» **Problem**
Sort through the entries below and pull out lines containing the word "with".

'''

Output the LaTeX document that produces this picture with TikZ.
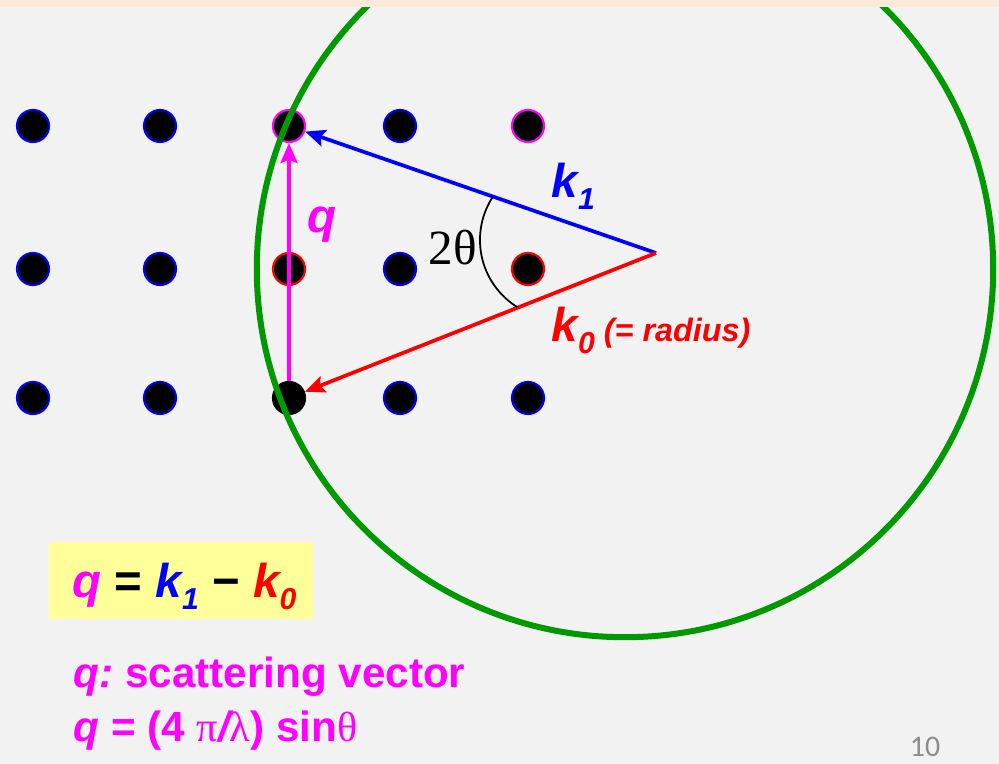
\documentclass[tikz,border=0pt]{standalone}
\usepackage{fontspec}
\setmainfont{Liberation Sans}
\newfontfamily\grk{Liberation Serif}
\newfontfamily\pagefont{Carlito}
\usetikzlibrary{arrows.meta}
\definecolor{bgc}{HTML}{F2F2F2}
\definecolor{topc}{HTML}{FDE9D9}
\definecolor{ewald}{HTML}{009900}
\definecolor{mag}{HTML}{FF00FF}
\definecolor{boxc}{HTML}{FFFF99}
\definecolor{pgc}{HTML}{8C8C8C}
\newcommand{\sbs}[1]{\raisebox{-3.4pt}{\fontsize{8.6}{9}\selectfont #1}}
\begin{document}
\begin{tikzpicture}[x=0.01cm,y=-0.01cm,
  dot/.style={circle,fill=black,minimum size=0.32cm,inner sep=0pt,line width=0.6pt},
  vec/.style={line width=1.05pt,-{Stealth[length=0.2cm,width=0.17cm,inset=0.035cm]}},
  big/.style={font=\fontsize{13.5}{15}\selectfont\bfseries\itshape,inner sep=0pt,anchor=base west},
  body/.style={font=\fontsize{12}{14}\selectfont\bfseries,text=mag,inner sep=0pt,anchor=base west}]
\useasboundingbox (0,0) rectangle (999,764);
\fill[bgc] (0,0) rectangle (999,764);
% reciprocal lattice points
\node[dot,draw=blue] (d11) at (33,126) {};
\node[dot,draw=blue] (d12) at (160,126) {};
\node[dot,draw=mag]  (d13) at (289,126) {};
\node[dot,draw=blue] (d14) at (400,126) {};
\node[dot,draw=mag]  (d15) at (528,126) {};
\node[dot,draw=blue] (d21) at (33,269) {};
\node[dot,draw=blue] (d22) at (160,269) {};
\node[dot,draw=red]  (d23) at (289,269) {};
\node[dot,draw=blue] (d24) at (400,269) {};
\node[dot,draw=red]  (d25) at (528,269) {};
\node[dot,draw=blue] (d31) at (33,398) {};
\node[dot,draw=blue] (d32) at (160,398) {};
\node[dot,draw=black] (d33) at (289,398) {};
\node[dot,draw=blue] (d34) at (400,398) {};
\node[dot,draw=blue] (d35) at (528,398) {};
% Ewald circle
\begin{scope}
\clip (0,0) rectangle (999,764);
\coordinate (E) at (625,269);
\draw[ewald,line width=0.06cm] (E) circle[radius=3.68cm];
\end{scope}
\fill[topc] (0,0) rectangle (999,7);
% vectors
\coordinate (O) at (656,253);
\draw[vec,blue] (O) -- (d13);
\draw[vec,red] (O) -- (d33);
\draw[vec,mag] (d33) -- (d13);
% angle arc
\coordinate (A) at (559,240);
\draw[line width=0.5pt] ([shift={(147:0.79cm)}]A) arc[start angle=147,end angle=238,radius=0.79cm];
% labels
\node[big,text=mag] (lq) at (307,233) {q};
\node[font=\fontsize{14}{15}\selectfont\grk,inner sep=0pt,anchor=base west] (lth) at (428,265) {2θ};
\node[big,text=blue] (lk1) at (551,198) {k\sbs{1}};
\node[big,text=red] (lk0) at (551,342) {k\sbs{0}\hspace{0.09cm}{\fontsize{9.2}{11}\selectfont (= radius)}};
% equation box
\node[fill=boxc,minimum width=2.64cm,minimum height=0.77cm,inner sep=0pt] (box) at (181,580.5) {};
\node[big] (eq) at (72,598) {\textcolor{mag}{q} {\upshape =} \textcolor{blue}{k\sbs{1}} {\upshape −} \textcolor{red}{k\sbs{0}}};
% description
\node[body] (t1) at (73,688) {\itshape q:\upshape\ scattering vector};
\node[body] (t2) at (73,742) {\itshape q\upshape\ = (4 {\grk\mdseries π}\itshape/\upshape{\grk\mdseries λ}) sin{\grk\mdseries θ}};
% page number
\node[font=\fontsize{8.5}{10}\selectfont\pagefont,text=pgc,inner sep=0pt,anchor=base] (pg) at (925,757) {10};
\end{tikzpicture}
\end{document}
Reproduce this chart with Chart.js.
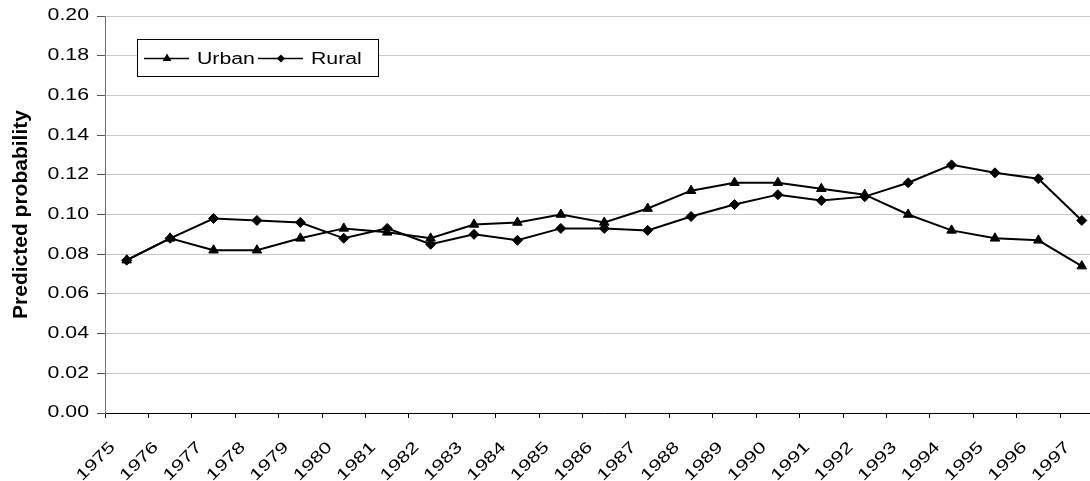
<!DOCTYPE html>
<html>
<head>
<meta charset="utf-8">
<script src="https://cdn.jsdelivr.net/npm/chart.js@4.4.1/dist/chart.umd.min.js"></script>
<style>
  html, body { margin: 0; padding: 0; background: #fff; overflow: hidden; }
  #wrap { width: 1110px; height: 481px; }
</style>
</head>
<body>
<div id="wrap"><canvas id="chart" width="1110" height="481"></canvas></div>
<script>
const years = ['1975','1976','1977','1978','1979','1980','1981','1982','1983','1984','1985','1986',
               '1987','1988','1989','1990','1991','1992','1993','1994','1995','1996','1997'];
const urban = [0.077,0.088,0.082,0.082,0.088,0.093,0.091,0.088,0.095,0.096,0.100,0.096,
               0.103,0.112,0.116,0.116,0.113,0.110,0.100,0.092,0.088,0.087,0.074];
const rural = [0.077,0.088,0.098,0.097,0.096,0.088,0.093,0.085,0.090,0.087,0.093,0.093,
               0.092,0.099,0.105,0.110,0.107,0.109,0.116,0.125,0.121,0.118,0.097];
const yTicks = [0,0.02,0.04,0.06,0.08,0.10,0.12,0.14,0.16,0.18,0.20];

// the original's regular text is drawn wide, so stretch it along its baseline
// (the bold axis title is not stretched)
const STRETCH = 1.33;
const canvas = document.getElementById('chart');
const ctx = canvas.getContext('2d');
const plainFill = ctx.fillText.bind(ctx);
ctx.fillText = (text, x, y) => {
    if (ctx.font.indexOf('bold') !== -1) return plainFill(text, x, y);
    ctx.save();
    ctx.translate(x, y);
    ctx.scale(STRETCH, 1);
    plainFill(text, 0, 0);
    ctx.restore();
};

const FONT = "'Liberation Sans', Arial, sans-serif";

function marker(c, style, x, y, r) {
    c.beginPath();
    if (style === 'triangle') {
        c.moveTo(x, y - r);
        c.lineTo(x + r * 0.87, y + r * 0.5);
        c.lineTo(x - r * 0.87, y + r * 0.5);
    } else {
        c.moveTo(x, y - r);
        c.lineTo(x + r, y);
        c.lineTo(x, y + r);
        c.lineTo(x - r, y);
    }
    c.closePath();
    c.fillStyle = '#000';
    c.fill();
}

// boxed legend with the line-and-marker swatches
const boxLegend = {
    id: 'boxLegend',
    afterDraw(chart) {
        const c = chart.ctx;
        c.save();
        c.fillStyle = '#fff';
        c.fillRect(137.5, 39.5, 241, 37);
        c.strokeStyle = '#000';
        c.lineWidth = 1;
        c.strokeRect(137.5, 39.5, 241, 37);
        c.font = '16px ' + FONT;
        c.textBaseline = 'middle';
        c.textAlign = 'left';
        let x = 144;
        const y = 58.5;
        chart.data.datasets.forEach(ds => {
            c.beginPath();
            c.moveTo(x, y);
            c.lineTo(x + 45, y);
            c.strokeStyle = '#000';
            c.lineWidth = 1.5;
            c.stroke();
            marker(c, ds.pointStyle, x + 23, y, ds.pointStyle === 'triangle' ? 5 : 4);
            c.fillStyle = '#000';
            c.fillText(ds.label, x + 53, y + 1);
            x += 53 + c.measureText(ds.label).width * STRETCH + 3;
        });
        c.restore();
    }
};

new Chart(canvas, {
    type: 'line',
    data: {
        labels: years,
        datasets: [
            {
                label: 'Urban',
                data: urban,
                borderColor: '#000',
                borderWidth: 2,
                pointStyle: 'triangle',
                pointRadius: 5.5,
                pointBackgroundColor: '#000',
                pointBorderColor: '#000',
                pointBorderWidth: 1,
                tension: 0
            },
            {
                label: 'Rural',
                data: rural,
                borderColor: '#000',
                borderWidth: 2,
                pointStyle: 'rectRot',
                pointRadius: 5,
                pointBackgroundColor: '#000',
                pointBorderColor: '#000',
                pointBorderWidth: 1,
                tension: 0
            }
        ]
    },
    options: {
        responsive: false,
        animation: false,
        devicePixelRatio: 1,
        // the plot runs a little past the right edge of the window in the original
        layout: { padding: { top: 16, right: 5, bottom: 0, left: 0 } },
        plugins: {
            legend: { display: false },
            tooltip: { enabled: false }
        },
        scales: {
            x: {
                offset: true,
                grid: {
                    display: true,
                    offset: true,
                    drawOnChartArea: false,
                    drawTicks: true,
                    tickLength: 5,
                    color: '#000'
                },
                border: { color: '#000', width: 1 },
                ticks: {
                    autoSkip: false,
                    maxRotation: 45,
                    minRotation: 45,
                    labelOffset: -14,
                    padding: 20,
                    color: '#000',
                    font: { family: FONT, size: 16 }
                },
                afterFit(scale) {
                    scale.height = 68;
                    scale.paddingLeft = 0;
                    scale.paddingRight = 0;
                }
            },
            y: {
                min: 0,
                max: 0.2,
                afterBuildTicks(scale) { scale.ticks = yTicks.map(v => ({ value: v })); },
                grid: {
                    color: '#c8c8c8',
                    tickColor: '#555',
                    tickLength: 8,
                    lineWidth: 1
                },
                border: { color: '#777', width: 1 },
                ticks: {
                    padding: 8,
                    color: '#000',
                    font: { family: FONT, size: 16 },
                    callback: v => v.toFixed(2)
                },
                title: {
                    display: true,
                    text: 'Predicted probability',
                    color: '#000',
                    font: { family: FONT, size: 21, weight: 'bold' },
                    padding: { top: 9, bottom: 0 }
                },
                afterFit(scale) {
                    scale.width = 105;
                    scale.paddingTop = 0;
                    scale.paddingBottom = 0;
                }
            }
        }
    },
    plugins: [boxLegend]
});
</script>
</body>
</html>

'''

» **Final answer**
Output the LaTeX document that produces this picture with TikZ.
Reproduce this chart with Chart.js.
// boxed legend with the line-and-marker swatches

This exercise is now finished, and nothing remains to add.